Bevor wir uns in den kommenden Tagen an dessen kreativer Küche erfreuen dürfen, geht es vorab in die Weingärten am zwölften Breitengrad. Pünktlich wie die Eisenbahn holt uns Archibald John Gracie, in Folge kurz Archie genannt, mit seinem Geländewagen an der Rezeption des Hotels ab.

Seit 2016 ist Archie der neue Exportdirektor der Siam Winery sowie der Weingutsdirektor der Monsoon Valley Winery. Der gebürtige Schotte hat an der Glasgow Caledonian University promoviert. Er hat sich in mehr als zehn Jahren einen Namen bei Diageo gemacht, unter anderem als Whisky-Spezialist bei Cardhu und Cragganmore. Ab 2007 war Gracie bei Diageo als Supply Director für den asiatischen Markt zuständig. «Das Spirituosengeschäft läuft etwas anders als die Weinbranche. Meine Erfahrungen mit der asiatischen Mentalität haben das jedoch ausgeglichen», sagt Archie. Wie so oft in Thailand ist die Motivation der Mitarbeiter eine der grossen Herausforderungen für die Expats im Lande. Thais fällt es jedoch zusehends leichter, sich etwas von den Farangs, den Langnasen europäischer Abstammung, sagen zu lassen.

Das Weingut Monsoon Valley liegt in Baan Khork Chang, knapp vierzig Kilometer landeinwärts von Hua Hin. Ab 2002 wurden dort die ersten Weingärten auf dem weitläufigen Territorium eines ehemaligen Elefanten-Krals errichtet. Doch Rebstöcke altern in den Tropen doppelt so schnell wie in Europa. «In den Tropen wachsen Reben das ganze Jahr. Theoretisch könnte man zweimal ernten. Für uns kommt nur die erste Ernte von Februar bis März in Frage, die zweite Ernte findet Ende September statt. Anfang Oktober würde in die Regenzeit fallen, das heisst, die Trauben würden schneller faulen, als wir sie lesen könnten», erklärt Tropenexperte Hoehnen. «Die Rebgärten stehen auf Tonerden, die das Wasser nur langsam aufnehmen. In einer Gegend, wo es sieben Monate überhaupt nicht regnet, ist das pures Glück für uns», fügt Archie mit seinem schottischen Akzent hinzu. An einer ziemlich hohen Kosten verursachenden Tröpfchenbewässerung führt im Hinterland von Hua Hin also kein Weg vorbei.
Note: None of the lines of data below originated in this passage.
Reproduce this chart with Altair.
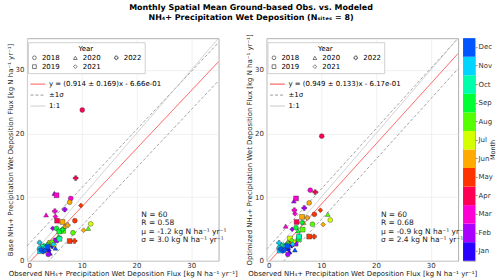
import altair as alt
import pandas as pd

MONTHS = ["Jan", "Feb", "Mar", "Apr", "May", "Jun", "Jul", "Aug", "Sep", "Oct", "Nov", "Dec"]
MONTH_COLORS = ["#2a00ff", "#aa00ff", "#ff00d4", "#ff0055", "#ff3300", "#ffaa00",
                "#d4ff00", "#55ff00", "#00ff33", "#00ffaa", "#00d4ff", "#0055ff"]
YEARS = ["2018", "2019", "2020", "2021", "2022"]
YEAR_SHAPES = ["circle", "square", "triangle-up", "diamond", "cross"]

# one value per (month, year): months Jan..Dec, years 2018..2022 within each month
obs = [3.6, 3.4, 4.2, 4.0, 4.6,
       3.9, 5.3, 5.0, 4.7, 6.9,
       8.0, 5.4, 3.5, 5.2, 5.1,
       10.1, 5.5, 4.5, 6.0, 8.9,
       8.75, 7.8, 4.4, 9.85, 8.7,
       7.8, 6.5, 6.8, 10.35, 7.45,
       11.65, 4.3, 3.9, 5.0, 5.8,
       8.4, 6.6, 11.2, 4.6, 3.9,
       5.4, 5.9, 5.75, 3.1, 6.5,
       2.8, 5.95, 3.7, 2.5, 2.9,
       2.3, 2.4, 3.3, 4.8, 2.3,
       2.6, 3.8, 5.2, 3.0, 3.3]
base = [1.8, 2.0, 1.2, 1.6, 2.3,
        1.0, 3.2, 10.6, 5.1, 8.05,
        9.8, 10.3, 7.2, 6.95, 7.8,
        23.7, 6.3, 2.9, 3.6, 13.0,
        6.3, 3.1, 2.6, 8.7, 3.1,
        9.2, 6.1, 5.4, 4.8, 5.6,
        5.8, 2.8, 2.9, 2.5, 3.5,
        4.4, 4.7, 5.1, 3.0, 2.5,
        5.07, 4.6, 3.8, 2.4, 4.9,
        2.2, 3.45, 2.6, 2.0, 1.8,
        1.9, 1.5, 2.2, 2.6, 2.85,
        1.7, 2.2, 2.0, 1.4, 1.6]
opt = [1.9, 2.1, 1.4, 1.8, 2.4,
       1.0, 2.7, 9.4, 4.95, 8.3,
       11.1, 9.8, 5.45, 7.4, 7.95,
       19.6, 6.1, 3.2, 3.9, 10.8,
       7.3, 3.8, 2.9, 7.95, 3.8,
       9.1, 6.9, 6.0, 5.7, 6.75,
       6.4, 3.5, 3.0, 3.0, 3.3,
       5.75, 4.9, 7.3, 3.2, 2.7,
       5.2, 3.45, 4.7, 2.5, 6.0,
       2.3, 3.8, 2.6, 2.1, 1.9,
       2.0, 1.6, 2.3, 2.6, 2.8,
       1.8, 2.3, 1.7, 1.5, 1.7]
month = [m for m in MONTHS for _ in YEARS]
year = [y for _ in MONTHS for y in YEARS]

# fit statistics: [base, optimized]
slope = [0.914, 0.949]
slope_err = [0.169, 0.133]
intercept = [-0.666, -0.617]
sigma = [3.0, 2.4]
n_pts = [60, 60]
r_val = [0.58, 0.68]
mu = [-1.2, -0.9]
TICKS = [0, 5, 10, 15, 20, 25, 30, 35]

UNIT = "kg N ha\u207b\u00b9 yr\u207b\u00b9"
XTITLE = "Observed NH\u2084+ Precipitation Wet Deposition Flux [" + UNIT + "]"
YTITLES = ["Base NH\u2084+ Precipitation Wet Deposition Flux [" + UNIT + "]",
           "Optimized NH\u2084+ Precipitation Wet Deposition Flux [" + UNIT + "]"]

df = pd.DataFrame({"obs": obs, "base": base, "opt": opt, "month": month, "year": year})

month_scale = alt.Scale(domain=MONTHS, range=MONTH_COLORS)
shape_scale = alt.Scale(domain=YEARS, range=YEAR_SHAPES)


def panel(i, ycol):
    m, e, b, s = slope[i], slope_err[i], intercept[i], sigma[i]
    reg_label = f"y = ({m:.3f} \u00b1 {e:.3f})x - {abs(b):.2e}"
    kinds = [reg_label, "\u00b11\u03c3", "1:1"]
    rows = []
    for part, off, kind in [("reg", 0, reg_label), ("up", s, kinds[1]), ("lo", -s, kinds[1])]:
        for xv in (0, 35):
            rows.append({"x": xv, "y": m * xv + b + off, "kind": kind, "part": part})
    for xv in (0, 35):
        rows.append({"x": xv, "y": xv, "kind": "1:1", "part": "one"})
    line_df = pd.DataFrame(rows)

    xenc = alt.X("x:Q", scale=alt.Scale(domain=[0, 35], nice=False),
                 axis=alt.Axis(values=TICKS, title=XTITLE, labelPadding=1, titlePadding=1))
    yenc = alt.Y("y:Q", scale=alt.Scale(domain=[0, 35], nice=False),
                 axis=alt.Axis(values=TICKS, title=YTITLES[i], labelPadding=3, titlePadding=2))

    line_legend = alt.Legend(orient="none", legendX=1, legendY=36, title=None,
                             symbolType="stroke", symbolSize=220, symbolStrokeWidth=1,
                             labelFontSize=7, labelOffset=3, rowPadding=-3, padding=2)
    lines = alt.Chart(line_df).mark_line(clip=True, strokeWidth=0.9).encode(
        x=xenc, y=yenc,
        stroke=alt.Stroke("kind:N", scale=alt.Scale(domain=kinds, range=["#ff4040", "#9a9a9a", "#c8c8c8"]),
                          legend=line_legend),
        strokeDash=alt.StrokeDash("kind:N", scale=alt.Scale(domain=kinds, range=[[1, 0], [3, 2], [1, 0]]),
                                  legend=line_legend),
        detail="part:N",
    )

    year_legend = alt.Legend(orient="none", legendX=1, legendY=4, columns=3, title="Year",
                             titleAnchor="middle", titleFontSize=7, titleFontWeight="normal",
                             titlePadding=2, labelFontSize=7, labelOffset=4, symbolSize=14,
                             symbolFillColor="white", symbolStrokeColor="#444", symbolStrokeWidth=0.7,
                             columnPadding=12, rowPadding=1, fillColor="white", strokeColor="#d0d0d0",
                             padding=3)
    pts = alt.Chart(df).mark_point(filled=True, size=24, opacity=1, stroke="#333", strokeWidth=0.4).encode(
        x=alt.X("obs:Q", scale=alt.Scale(domain=[0, 35], nice=False)),
        y=alt.Y(f"{ycol}:Q", scale=alt.Scale(domain=[0, 35], nice=False)),
        fill=alt.Fill("month:N", scale=month_scale, legend=None),
        shape=alt.Shape("year:N", scale=shape_scale, legend=year_legend),
    )

    stat_df = pd.DataFrame({
        "sx": [20.9], "sy": [7.9],
        "txt": [f"N = {n_pts[i]}\nR = {r_val[i]:.2f}\n\u03bc = {mu[i]:.1f} {UNIT}\n\u03c3 = {sigma[i]:.1f} {UNIT}"],
    })
    stats = alt.Chart(stat_df).mark_text(align="left", baseline="top", lineBreak="\n", fontSize=7.5,
                                         lineHeight=8.6, color="#222").encode(
        x=alt.X("sx:Q", scale=alt.Scale(domain=[0, 35], nice=False)),
        y=alt.Y("sy:Q", scale=alt.Scale(domain=[0, 35], nice=False)),
        text="txt:N",
    )
    return alt.layer(lines, pts, stats).properties(width=192, height=223)


left = panel(0, "base")
right = panel(1, "opt")

cbar = alt.Chart(pd.DataFrame({"month": MONTHS})).mark_rect().encode(
    y=alt.Y("month:N", sort=MONTHS[::-1], scale=alt.Scale(paddingInner=0, paddingOuter=0),
            axis=alt.Axis(orient="right", title="Month", titleAngle=270, grid=False, domain=False,
                          ticks=True, tickSize=2, labelPadding=1, titleFontSize=6.5, titlePadding=3)),
    fill=alt.Fill("month:N", scale=month_scale, legend=None),
).properties(width=12, height=223)

inner = alt.hconcat(right, cbar, spacing=5, bounds="flush")
chart = alt.hconcat(left, inner, spacing=48, bounds="flush").resolve_scale(
    stroke="independent", strokeDash="independent", shape="independent"
).resolve_legend(
    stroke="independent", strokeDash="independent", shape="independent"
).properties(
    title=alt.TitleParams(
        ["Monthly Spatial Mean Ground-based Obs. vs. Modeled",
         "NH\u2084+ Precipitation Wet Deposition (N\u209b\u1d62\u209c\u2091\u209b = 8)"],
        fontSize=8, font="DejaVu Sans", fontWeight="bold", anchor="middle", offset=11, lineHeight=10,
    ),
    padding={"left": 5, "top": 3, "right": 3, "bottom": 2},
).configure(font="DejaVu Sans").configure_axis(
    labelFontSize=7, labelColor="#333", labelFont="DejaVu Sans",
    titleFontSize=7, titleFontWeight="normal", titleColor="#222", titleFont="DejaVu Sans",
    ticks=False, domain=False,
    grid=True, gridColor="#e8e8e8", gridWidth=0.6,
).configure_view(stroke="#b0b0b0", strokeWidth=1).configure_legend(
    labelFont="DejaVu Sans", titleFont="DejaVu Sans"
)

chart.save("out.html", embed_options={"renderer": "svg", "actions": False})
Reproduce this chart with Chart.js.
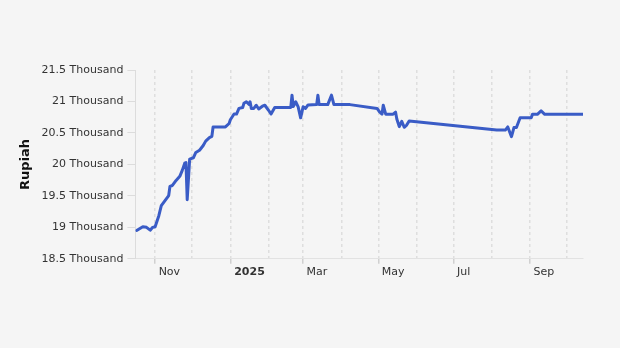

Nach einer Tour durch die Weingärten bittet Archie zur Weinprobe auf der Terrasse des hauseigenen Restaurants «The Sala». Von den insgesamt elf Weinen war keiner fehlerhaft. Dass sie anders schmecken als die aus gemässigtem Klima, muss berücksichtigt werden. Colombard ist eine grosse Sache bei der Siam Winery, 40 Prozent der Rebfläche sind damit bestückt. Aromen von Zitrusfrucht und Melonen überwiegen. «Colombard und der Rosé aus Shiraz sind gefragt», sagt Kellermeister Suppached. White Shiraz ist ein perfekter Terrassenwein. Er ist frisch und klar. Nach dem gleich zugänglichen Signature White folgt der Kultwein Cuvée de Siam White 2014, mit Aromen von Mirabellen und gelben Äpfeln.

Während der Shiraz 2016 an Rosen und Schokolade erinnert, gefällt der Signature Red 2014 durch seine würzige Aromatik. «Die Cuvée besteht aus Shiraz, Dornfelder und etwas Rondo», sagt Archie, während er die Cuvée de Siam Red 2015 servieren lässt. Der Wein spricht mit vielschichtiger Aromenfülle für sich. Zum Abschluss folgen zwei Dessertweine, einmal Chenin Blanc Late Harvest 2018 und einmal Muscat de Hamburg 2018. «Letzteren nennen wir intern Muskat Burma, da die Setzlinge damals aus Myanmar kamen», sagt Jan Erik Wild mit einem verschmitzten Lächeln.